__What is required__
Pull out every line below that contains the word "chart".

__Available data__
**********
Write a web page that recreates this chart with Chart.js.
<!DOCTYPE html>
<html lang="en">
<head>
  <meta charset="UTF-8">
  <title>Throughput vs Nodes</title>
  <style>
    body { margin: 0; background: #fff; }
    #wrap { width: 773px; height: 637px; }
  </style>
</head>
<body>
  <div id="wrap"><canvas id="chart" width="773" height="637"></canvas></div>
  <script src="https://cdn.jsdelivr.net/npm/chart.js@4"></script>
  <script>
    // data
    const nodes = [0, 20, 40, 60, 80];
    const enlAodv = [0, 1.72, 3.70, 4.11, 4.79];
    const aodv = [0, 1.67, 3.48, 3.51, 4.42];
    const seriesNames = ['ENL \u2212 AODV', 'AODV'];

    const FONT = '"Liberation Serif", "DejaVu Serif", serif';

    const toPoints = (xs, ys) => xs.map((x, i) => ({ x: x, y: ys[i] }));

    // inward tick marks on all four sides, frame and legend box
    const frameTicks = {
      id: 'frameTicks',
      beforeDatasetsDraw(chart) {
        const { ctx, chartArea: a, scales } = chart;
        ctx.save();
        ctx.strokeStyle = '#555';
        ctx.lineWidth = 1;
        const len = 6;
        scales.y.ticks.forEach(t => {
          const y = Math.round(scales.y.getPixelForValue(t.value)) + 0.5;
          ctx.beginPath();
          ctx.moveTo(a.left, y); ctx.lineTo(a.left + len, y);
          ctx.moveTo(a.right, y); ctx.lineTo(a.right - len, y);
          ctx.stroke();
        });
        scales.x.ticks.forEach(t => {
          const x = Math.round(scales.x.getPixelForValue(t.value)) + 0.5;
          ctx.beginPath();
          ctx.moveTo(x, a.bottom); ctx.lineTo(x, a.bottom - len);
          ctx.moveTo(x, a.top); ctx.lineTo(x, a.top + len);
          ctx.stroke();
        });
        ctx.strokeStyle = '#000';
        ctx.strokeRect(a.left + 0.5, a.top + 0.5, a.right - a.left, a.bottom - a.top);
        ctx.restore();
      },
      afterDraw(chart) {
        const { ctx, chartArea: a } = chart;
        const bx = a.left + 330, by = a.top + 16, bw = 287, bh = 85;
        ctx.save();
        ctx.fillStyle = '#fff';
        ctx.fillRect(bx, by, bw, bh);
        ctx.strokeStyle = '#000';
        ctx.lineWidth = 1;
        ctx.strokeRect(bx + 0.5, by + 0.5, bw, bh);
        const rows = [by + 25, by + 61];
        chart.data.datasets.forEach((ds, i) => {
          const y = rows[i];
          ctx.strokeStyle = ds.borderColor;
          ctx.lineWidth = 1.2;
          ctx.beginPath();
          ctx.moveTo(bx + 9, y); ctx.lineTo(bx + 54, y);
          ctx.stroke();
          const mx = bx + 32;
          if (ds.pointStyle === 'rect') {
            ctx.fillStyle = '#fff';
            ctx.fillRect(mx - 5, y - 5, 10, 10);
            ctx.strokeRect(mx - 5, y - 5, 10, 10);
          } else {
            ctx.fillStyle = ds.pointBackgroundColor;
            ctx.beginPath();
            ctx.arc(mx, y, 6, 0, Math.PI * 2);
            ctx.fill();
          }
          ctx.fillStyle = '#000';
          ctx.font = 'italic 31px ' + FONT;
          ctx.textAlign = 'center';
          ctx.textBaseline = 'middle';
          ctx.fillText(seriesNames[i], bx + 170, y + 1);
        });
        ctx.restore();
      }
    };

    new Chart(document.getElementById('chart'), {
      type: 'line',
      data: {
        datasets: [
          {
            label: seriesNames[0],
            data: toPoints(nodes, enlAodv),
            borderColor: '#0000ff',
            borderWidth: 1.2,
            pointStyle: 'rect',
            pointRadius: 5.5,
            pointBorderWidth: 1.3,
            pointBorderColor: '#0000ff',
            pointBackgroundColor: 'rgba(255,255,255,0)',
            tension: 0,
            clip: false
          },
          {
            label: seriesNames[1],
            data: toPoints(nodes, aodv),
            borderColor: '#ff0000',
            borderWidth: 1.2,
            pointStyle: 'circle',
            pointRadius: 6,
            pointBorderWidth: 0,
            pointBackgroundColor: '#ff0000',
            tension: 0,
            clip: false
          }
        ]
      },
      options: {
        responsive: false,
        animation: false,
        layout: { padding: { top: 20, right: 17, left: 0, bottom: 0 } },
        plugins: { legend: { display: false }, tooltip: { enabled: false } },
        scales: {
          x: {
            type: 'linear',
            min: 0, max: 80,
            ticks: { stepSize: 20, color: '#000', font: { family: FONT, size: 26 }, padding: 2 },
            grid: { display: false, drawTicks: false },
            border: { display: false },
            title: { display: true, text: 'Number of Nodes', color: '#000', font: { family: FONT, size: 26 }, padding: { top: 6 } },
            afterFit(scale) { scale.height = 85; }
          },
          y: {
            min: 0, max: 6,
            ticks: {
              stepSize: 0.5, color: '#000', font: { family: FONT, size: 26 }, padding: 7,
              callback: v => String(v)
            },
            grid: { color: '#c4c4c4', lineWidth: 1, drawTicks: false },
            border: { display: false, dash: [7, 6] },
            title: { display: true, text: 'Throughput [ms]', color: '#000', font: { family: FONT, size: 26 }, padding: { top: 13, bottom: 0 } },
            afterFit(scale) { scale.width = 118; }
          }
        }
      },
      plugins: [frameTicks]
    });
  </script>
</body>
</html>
**********
__Reply__
Write a web page that recreates this chart with Chart.js.
  <div id="wrap"><canvas id="chart" width="773" height="637"></canvas></div>
  <script src="https://cdn.jsdelivr.net/npm/chart.js@4"></script>
      beforeDatasetsDraw(chart) {
        const { ctx, chartArea: a, scales } = chart;
      afterDraw(chart) {
        const { ctx, chartArea: a } = chart;
        chart.data.datasets.forEach((ds, i) => {
    new Chart(document.getElementById('chart'), {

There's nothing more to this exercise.